- The Washington Times - Thursday, November 1, 2001

ATLANTA (AP) Delta Air Lines, which was planning to cut 13,000 jobs, said yesterday only 2,000 employees will be laid off because 11,000 took early retirement or a one-year voluntary leave.
The 13,000 cuts, 15.8 percent of its work force, are part of a broader effort to reduce operations because of dramatically less traffic since the September 11 terrorist attacks.
"The early retirement package was sweet," said Mark Baxter, a Delta human resources general manager.
About 4,200 employees chose to retire early, many lured by a company offer to add five years to their service records for better pension benefits, said Mark Baxter, a Delta human resources general manager. Delta employees are eligible for full pension benefits at age 60.

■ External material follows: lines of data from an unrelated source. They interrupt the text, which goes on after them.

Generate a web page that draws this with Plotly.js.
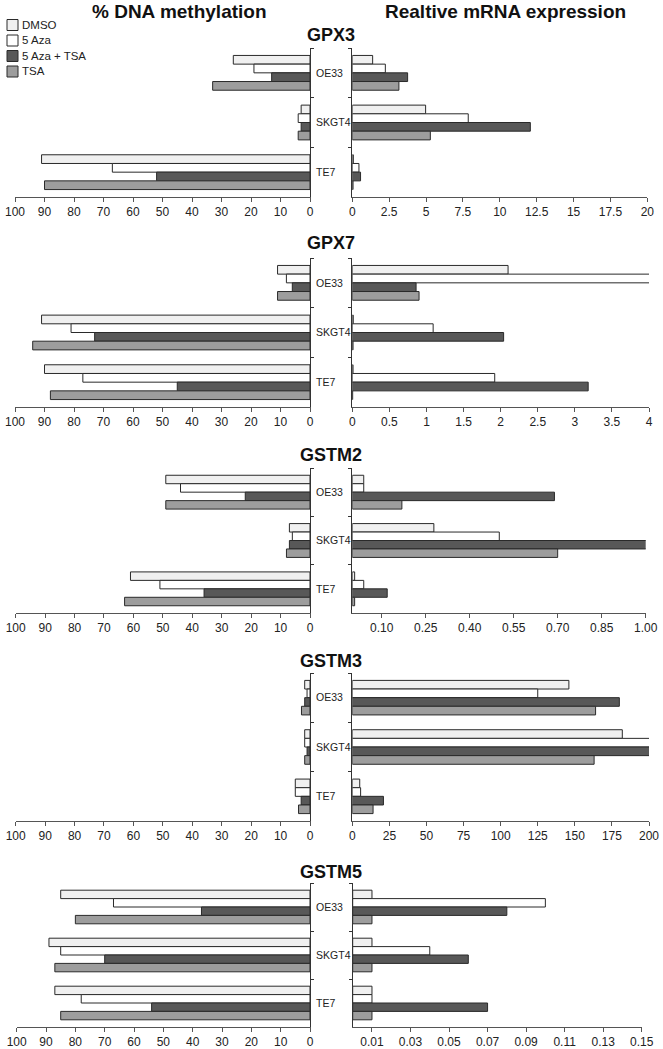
<!DOCTYPE html>
<html>
<head>
<meta charset="utf-8">
<script src="https://cdn.plot.ly/plotly-3.0.1.min.js"></script>
<style>html,body{margin:0;padding:0;background:#fff}#chart{width:663px;height:1049px}</style>
</head>
<body>
<div id="chart"></div>
<script>
// ---- data ----
const cellLines = ['OE33', 'SKGT4', 'TE7'];
const seriesNames = ['DMSO', '5 Aza', '5 Aza + TSA', 'TSA'];
const seriesColors = ['#f0f0f0', '#ffffff', '#585858', '#9d9d9d'];
const genes = ['GPX3', 'GPX7', 'GSTM2', 'GSTM3', 'GSTM5'];

// rows = series (DMSO, 5 Aza, 5 Aza + TSA, TSA); columns = OE33, SKGT4, TE7
const gpx3Methylation  = [[26, 3, 91], [19, 4, 67], [13, 3, 52], [33, 4, 90]];
const gpx3Expression   = [[1.38, 4.97, 0.07], [2.24, 7.86, 0.45], [3.75, 12.07, 0.56], [3.16, 5.29, 0.05]];
const gpx7Methylation  = [[11, 91, 90], [8, 81, 77], [6, 73, 45], [11, 94, 88]];
const gpx7Expression   = [[2.1, 0.013, 0.01], [4.2, 1.09, 1.92], [0.86, 2.04, 3.18], [0.9, 0.01, 0.005]];
const gstm2Methylation = [[49, 7, 61], [44, 6, 51], [22, 7, 36], [49, 8, 63]];
const gstm2Expression  = [[0.039, 0.278, 0.008], [0.039, 0.501, 0.039], [0.689, 1.01, 0.119], [0.169, 0.70, 0.008]];
const gstm3Methylation = [[1.8, 1.8, 5], [1, 1.8, 5], [1.8, 1, 3], [2.9, 1.8, 3.9]];
const gstm3Expression  = [[146, 182, 5], [125, 202, 5.6], [180, 202, 21], [164, 163, 14]];
const gstm5Methylation = [[85, 89, 87], [67, 85, 78], [37, 70, 54], [80, 87, 85]];
const gstm5Expression  = [[0.01, 0.01, 0.01], [0.1, 0.04, 0.01], [0.08, 0.06, 0.07], [0.01, 0.01, 0.01]];

const methylationTicks = [100, 90, 80, 70, 60, 50, 40, 30, 20, 10, 0];

// ---- layout helpers ----
const W = 663, H = 1049;
const FONT = 'Liberation Sans, Arial, Helvetica, sans-serif';
const methylationData = [gpx3Methylation, gpx7Methylation, gstm2Methylation, gstm3Methylation, gstm5Methylation];
const expressionData = [gpx3Expression, gpx7Expression, gstm2Expression, gstm3Expression, gstm5Expression];

const rowPix = [[48, 197], [258, 407], [468, 613], [673, 821], [883, 1027]];
const leftPix = [[15, 310], [15, 310], [15.7, 310], [15.7, 310], [16.7, 310]];
const rightPix = [[352.3, 647.3], [352.3, 649], [352.3, 645.7], [352.3, 649], [352.7, 641.7]];
const geneTitleY = [35, 243, 455, 661, 872];
const exprAxes = [
  {range: [0, 20], tick0: 0, dtick: 2.5},
  {range: [0, 4], tick0: 0, dtick: 0.5},
  {range: [0, 1], tick0: 0.1, dtick: 0.15, tickformat: '.2f'},
  {range: [0, 200], tick0: 0, dtick: 25},
  {range: [0, 0.15], tick0: 0.01, dtick: 0.02, tickformat: '.2f'}
];

function px2x(p) { return p / W; }
function px2y(p) { return 1 - p / H; }

const traces = [];
const layout = {
  width: W, height: H,
  margin: {l: 0, r: 0, t: 0, b: 0},
  paper_bgcolor: '#ffffff', plot_bgcolor: 'rgba(0,0,0,0)',
  font: {family: FONT, size: 12, color: '#222'},
  barmode: 'group', bargap: 0.3, bargroupgap: 0,
  showlegend: false,
  shapes: [],
  annotations: [
    {text: '<b>% DNA methylation</b>', xref: 'paper', yref: 'paper', x: px2x(179), y: 1,
     xanchor: 'center', yanchor: 'top', borderpad: 0, showarrow: false,
     font: {family: FONT, size: 19, color: '#111'}},
    {text: '<b>Realtive mRNA expression</b>', xref: 'paper', yref: 'paper', x: px2x(506), y: 1,
     xanchor: 'center', yanchor: 'top', borderpad: 0, showarrow: false,
     font: {family: FONT, size: 19, color: '#111'}}
  ]
};

// legend (compact, as in the original figure)
const legendLeft = 7, legendTop = 25, legendStep = 15.5, legendBox = 11;
seriesNames.forEach((name, s) => {
  const cy = legendTop + s * legendStep;
  layout.shapes.push({
    type: 'rect', xref: 'paper', yref: 'paper',
    x0: px2x(legendLeft), x1: px2x(legendLeft + legendBox),
    y0: px2y(cy - legendBox / 2), y1: px2y(cy + legendBox / 2),
    fillcolor: seriesColors[s], line: {color: '#2a2a2a', width: 1}
  });
  layout.annotations.push({
    text: name, xref: 'paper', yref: 'paper', x: px2x(legendLeft + legendBox + 2), y: px2y(cy),
    xanchor: 'left', yanchor: 'middle', showarrow: false,
    font: {family: FONT, size: 11.5, color: '#222'}
  });
});

genes.forEach((gene, r) => {
  const kL = 2 * r + 1, kR = 2 * r + 2;
  const sfx = k => (k === 1 ? '' : String(k));
  const yDom = [px2y(rowPix[r][1]), px2y(rowPix[r][0])];

  // left (methylation) panel
  layout['xaxis' + sfx(kL)] = {
    domain: [px2x(leftPix[r][0]), px2x(leftPix[r][1])], anchor: 'y' + sfx(kL),
    range: [100, 0], tickvals: methylationTicks, ticks: 'outside', ticklen: 4,
    tickcolor: '#555', showline: true, linecolor: '#555', linewidth: 1,
    showgrid: false, zeroline: false, fixedrange: true, automargin: false,
    tickfont: {family: FONT, size: 12, color: '#222'}
  };
  layout['yaxis' + sfx(kL)] = {
    domain: yDom, anchor: 'x' + sfx(kL), side: 'right', type: 'category',
    categoryorder: 'array', categoryarray: cellLines, autorange: 'reversed',
    tickson: 'boundaries', ticks: 'outside', ticklen: 3, tickcolor: '#333',
    showline: true, linecolor: '#333', linewidth: 1, showgrid: false, zeroline: false,
    ticklabelstandoff: 3, automargin: false,
    tickfont: {family: FONT, size: 10.5, color: '#222'}, fixedrange: true
  };
  // right (expression) panel
  const ea = exprAxes[r];
  layout['xaxis' + sfx(kR)] = Object.assign({
    domain: [px2x(rightPix[r][0]), px2x(rightPix[r][1])], anchor: 'y' + sfx(kR),
    tickmode: 'linear', ticks: 'outside', ticklen: 4,
    tickcolor: '#555', showline: true, linecolor: '#555', linewidth: 1,
    showgrid: false, zeroline: false, fixedrange: true, automargin: false,
    tickfont: {family: FONT, size: 12, color: '#222'}
  }, ea);
  layout['yaxis' + sfx(kR)] = {
    domain: yDom, anchor: 'x' + sfx(kR), side: 'left', type: 'category',
    categoryorder: 'array', categoryarray: cellLines, autorange: 'reversed',
    tickson: 'boundaries', ticks: 'outside', ticklen: 3, tickcolor: '#333',
    showline: true, linecolor: '#333', linewidth: 1, showgrid: false, zeroline: false,
    showticklabels: false, fixedrange: true, automargin: false
  };

  seriesNames.forEach((name, s) => {
    const common = {
      type: 'bar', orientation: 'h', y: cellLines, name: name, legendgroup: name,
      marker: {color: seriesColors[s], line: {color: '#2a2a2a', width: 1}},
      hoverinfo: 'x+y+name', showlegend: false
    };
    traces.push(Object.assign({}, common, {
      x: methylationData[r][s], xaxis: 'x' + sfx(kL), yaxis: 'y' + sfx(kL)
    }));
    traces.push(Object.assign({}, common, {
      x: expressionData[r][s], xaxis: 'x' + sfx(kR), yaxis: 'y' + sfx(kR)
    }));
  });

  layout.annotations.push({
    text: '<b>' + gene + '</b>', xref: 'paper', yref: 'paper', x: px2x(331), y: px2y(geneTitleY[r]),
    xanchor: 'center', yanchor: 'middle', showarrow: false, font: {family: FONT, size: 18, color: '#111'}
  });
});

Plotly.newPlot('chart', traces, layout, {displayModeBar: false, staticPlot: true});
</script>
</body>
</html>
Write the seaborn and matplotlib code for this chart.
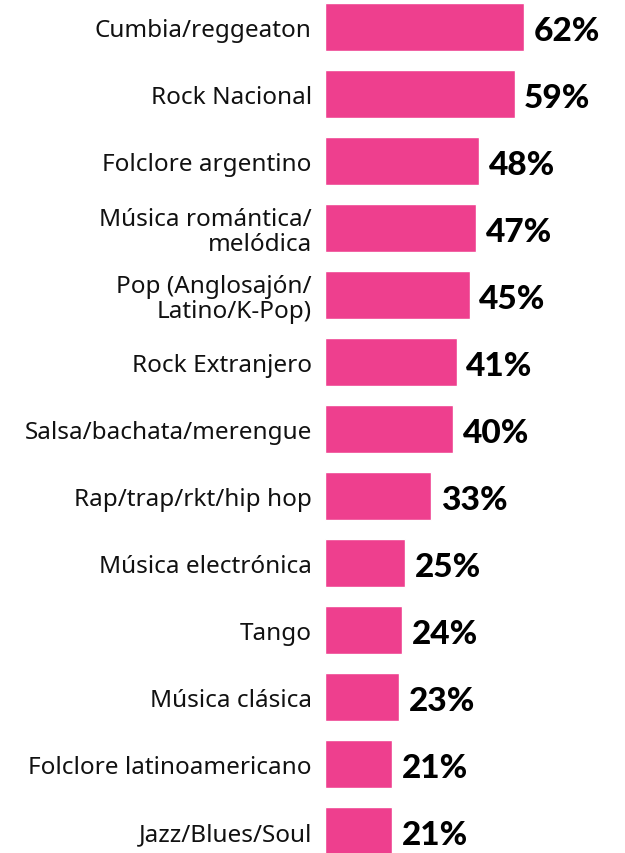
import matplotlib

matplotlib.use("Agg")
import matplotlib.pyplot as plt
import seaborn as sns
import pandas as pd

generos = [
    "Cumbia/reggeaton",
    "Rock Nacional",
    "Folclore argentino",
    "Música romántica/\nmelódica",
    "Pop (Anglosajón/\nLatino/K-Pop)",
    "Rock Extranjero",
    "Salsa/bachata/merengue",
    "Rap/trap/rkt/hip hop",
    "Música electrónica",
    "Tango",
    "Música clásica",
    "Folclore latinoamericano",
    "Jazz/Blues/Soul",
]
porcentajes = [62, 59, 48, 47, 45, 41, 40, 33, 25, 24, 23, 21, 21]

ROSA = "#EE3F8E"

df = pd.DataFrame({"genero": generos, "pct": porcentajes})

sns.set_style("white")
plt.rcParams["font.family"] = ["Noto Sans", "DejaVu Sans"]

fig = plt.figure(figsize=(6.25, 8.54), dpi=100)
ax = fig.add_axes([0.52, 0.0, 0.48, 1.0])

sns.barplot(data=df, x="pct", y="genero", color=ROSA, saturation=1,
            width=0.72, ax=ax)

ax.set_xlim(0, 93.4)
ax.set_ylim(12.328, -0.418)
ax.set_xlabel("")
ax.set_ylabel("")
ax.set_xticks([])
ax.tick_params(axis="y", length=0, pad=9.5)
for lbl in ax.get_yticklabels():
    lbl.set_fontsize(17.5)
    lbl.set_color("#111111")
    lbl.set_linespacing(1.05)
    lbl.set_multialignment("right")
sns.despine(ax=ax, left=True, bottom=True)

valores = ax.bar_label(ax.containers[0], labels=[f"{v}%" for v in porcentajes],
                       padding=8, fontsize=24, color="black")
for t in valores:
    t.set_fontfamily(["Lato", "DejaVu Sans"])
    t.set_fontweight("black")
    t.xyann = (7, -2.5)

fig.savefig("out.png", dpi=100)
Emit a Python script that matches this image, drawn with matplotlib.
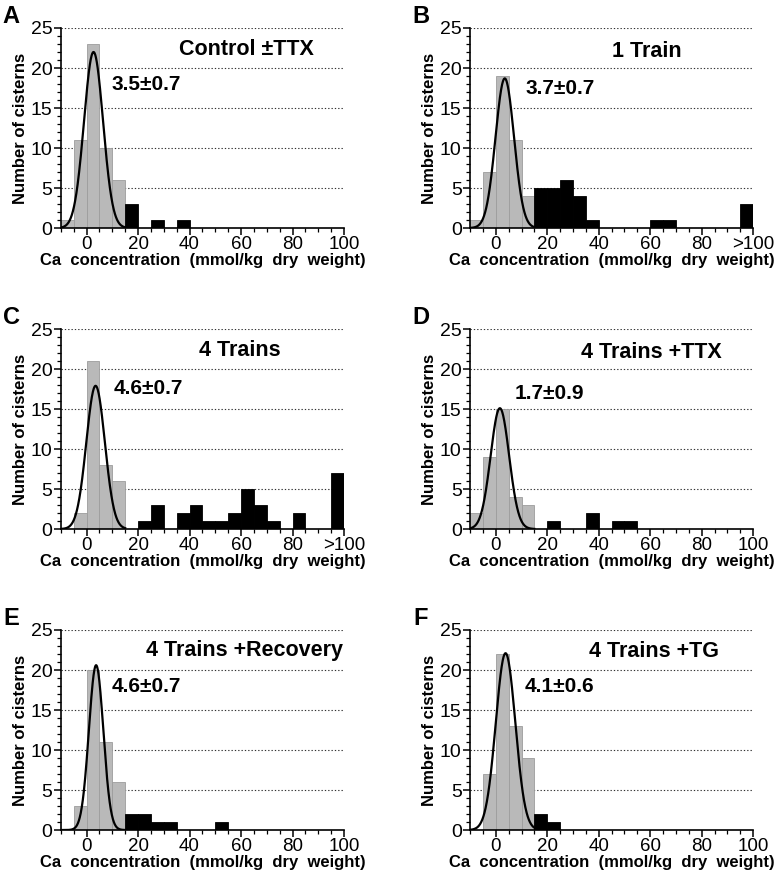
import numpy as np
import matplotlib.pyplot as plt
from matplotlib.ticker import MultipleLocator

plt.rcParams['font.family'] = ['Liberation Sans', 'DejaVu Sans']

# bin left edges, 5 mmol/kg wide, from -10 to 95
edges = np.arange(-10, 100, 5)

letters = ['A', 'B', 'C', 'D', 'E', 'F']
titles = ['Control \u00b1TTX', '1 Train', '4 Trains', '4 Trains +TTX',
          '4 Trains +Recovery', '4 Trains +TG']
means_txt = ['3.5\u00b10.7', '3.7\u00b10.7', '4.6\u00b10.7', '1.7\u00b10.9',
             '4.6\u00b10.7', '4.1\u00b10.6']

# counts per bin (22 bins: -10..95); first 5 bins are the gray (fitted) ones
counts_A = [1, 11, 23, 10, 6, 3, 0, 1, 0, 1, 0, 0, 0, 0, 0, 0, 0, 0, 0, 0, 0, 0]
counts_B = [1, 7, 19, 11, 4, 5, 5, 6, 4, 1, 0, 0, 0, 0, 1, 1, 0, 0, 0, 0, 0, 3]
counts_C = [0, 2, 21, 8, 6, 0, 1, 3, 0, 2, 3, 1, 1, 2, 5, 3, 1, 0, 2, 0, 0, 7]
counts_D = [2, 9, 15, 4, 3, 0, 1, 0, 0, 2, 0, 1, 1, 0, 0, 0, 0, 0, 0, 0, 0, 0]
counts_E = [0, 3, 20, 11, 6, 2, 2, 1, 1, 0, 0, 0, 1, 0, 0, 0, 0, 0, 0, 0, 0, 0]
counts_F = [0, 7, 22, 13, 9, 2, 1, 0, 0, 0, 0, 0, 0, 0, 0, 0, 0, 0, 0, 0, 0, 0]
all_counts = [counts_A, counts_B, counts_C, counts_D, counts_E, counts_F]

# gaussian fit: peak height, centre, sigma
fit_peak = [22.0, 18.7, 17.9, 15.1, 20.6, 22.1]
fit_mu = [2.7, 3.5, 3.5, 1.6, 3.7, 3.8]
fit_sd = [3.7, 3.6, 3.6, 3.6, 2.8, 3.8]

xlabels_default = ['0', '20', '40', '60', '80', '100']
xlabels_gt = ['0', '20', '40', '60', '80', '>100']
use_gt = [False, True, True, False, False, False]

# text positions (data coords)
title_xy = [(62, 22.3), (58.5, 22.1), (59.5, 22.3), (60.5, 22.1), (61.5, 22.5), (61.5, 22.3)]
mean_xy = [(9.8, 17.9), (11.4, 17.5), (10.6, 17.6), (7.5, 17.0), (9.8, 18.0), (11.4, 18.0)]

fig = plt.figure(figsize=(7.8, 8.75), dpi=100)
lefts = [0.078, 0.6026]
bottoms = [0.7394, 0.3954, 0.0514]
w, h = 0.363, 0.2286

for i in range(6):
    ax = fig.add_axes([lefts[i % 2], bottoms[i // 2], w, h])
    c = np.array(all_counts[i])
    gray = np.arange(len(c)) < 5
    ax.bar(edges[gray], c[gray], width=5, align='edge', color='#b9b9b9',
           edgecolor='#9c9c9c', linewidth=0.6, zorder=2)
    ax.bar(edges[~gray], c[~gray], width=5, align='edge', color='black',
           edgecolor='black', linewidth=0.6, zorder=2)
    xs = np.linspace(-10, 15, 300)
    ys = fit_peak[i] * np.exp(-0.5 * ((xs - fit_mu[i]) / fit_sd[i]) ** 2)
    ax.plot(xs, ys, color='black', lw=1.6, zorder=3)

    ax.set_xlim(-10, 100)
    ax.set_ylim(0, 25)
    for yv in [5, 10, 15, 20, 25]:
        ax.axhline(yv, color='#333333', lw=0.8, ls=(0, (1.2, 1.8)), zorder=1)
    ax.spines['top'].set_visible(False)
    ax.spines['right'].set_visible(False)
    ax.spines['left'].set_linewidth(1.2)
    ax.spines['bottom'].set_linewidth(1.2)
    ax.set_xticks([0, 20, 40, 60, 80, 100])
    ax.set_xticklabels(xlabels_gt if use_gt[i] else xlabels_default)
    ax.xaxis.set_minor_locator(MultipleLocator(5))
    ax.set_yticks([0, 5, 10, 15, 20, 25])
    ax.yaxis.set_minor_locator(MultipleLocator(1))
    ax.tick_params(axis='x', which='major', labelsize=13.5, length=5, width=1.1, pad=1)
    ax.tick_params(axis='y', which='major', labelsize=14, length=5, width=1.1, pad=1)
    ax.tick_params(axis='both', which='minor', length=3, width=0.9)
    ax.set_xlabel('Ca  concentration  (mmol/kg  dry  weight)', fontsize=12,
                  fontweight='bold', labelpad=0)
    ax.set_ylabel('Number of cisterns', fontsize=12, fontweight='bold', labelpad=2)
    ax.text(title_xy[i][0], title_xy[i][1], titles[i], fontsize=15.5,
            fontweight='bold', ha='center', va='center')
    ax.text(mean_xy[i][0], mean_xy[i][1], means_txt[i], fontsize=15,
            fontweight='bold', ha='left', va='center')
    ax.text(-0.175, 1.055, letters[i], transform=ax.transAxes, fontsize=17,
            fontweight='bold', ha='center', va='center')

fig.savefig('out.png', dpi=100)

Of the 2,000 who will be laid off, 1,700 are pilots who are not eligible for a retirement package the company offered.
The first 400 pilots will be fired today, said Karen Miller, a spokeswoman for their union, the Air Line Pilots Association.
ALPA authorized Delta's union chairman to file a grievance if attorneys decide the company violated a no-furlough clause, she added.
Miss Baxter said the one-year voluntary furlough with medical benefits "was really popular with the flight attendant group, people for whom it might be a second job."
Initially, the company expected voluntary programs to account for 6,500 to 8,500 job reductions. Delta has about 82,500 employees.
"We are extremely pleased. This response exceeds our most optimistic expectations," Chief Executive Officer Leo Mullin said at a news conference.
Delta has eliminated about 16 percent of the 2,700 daily flights it had before the attacks. Delta shares rose 11 cents yesterday to close at $22.86.
Delta plans to report its third-quarter earnings today and most observers expect a large loss. Mr. Mullin said October revenue was down 45 percent from last year and traffic was down one-third.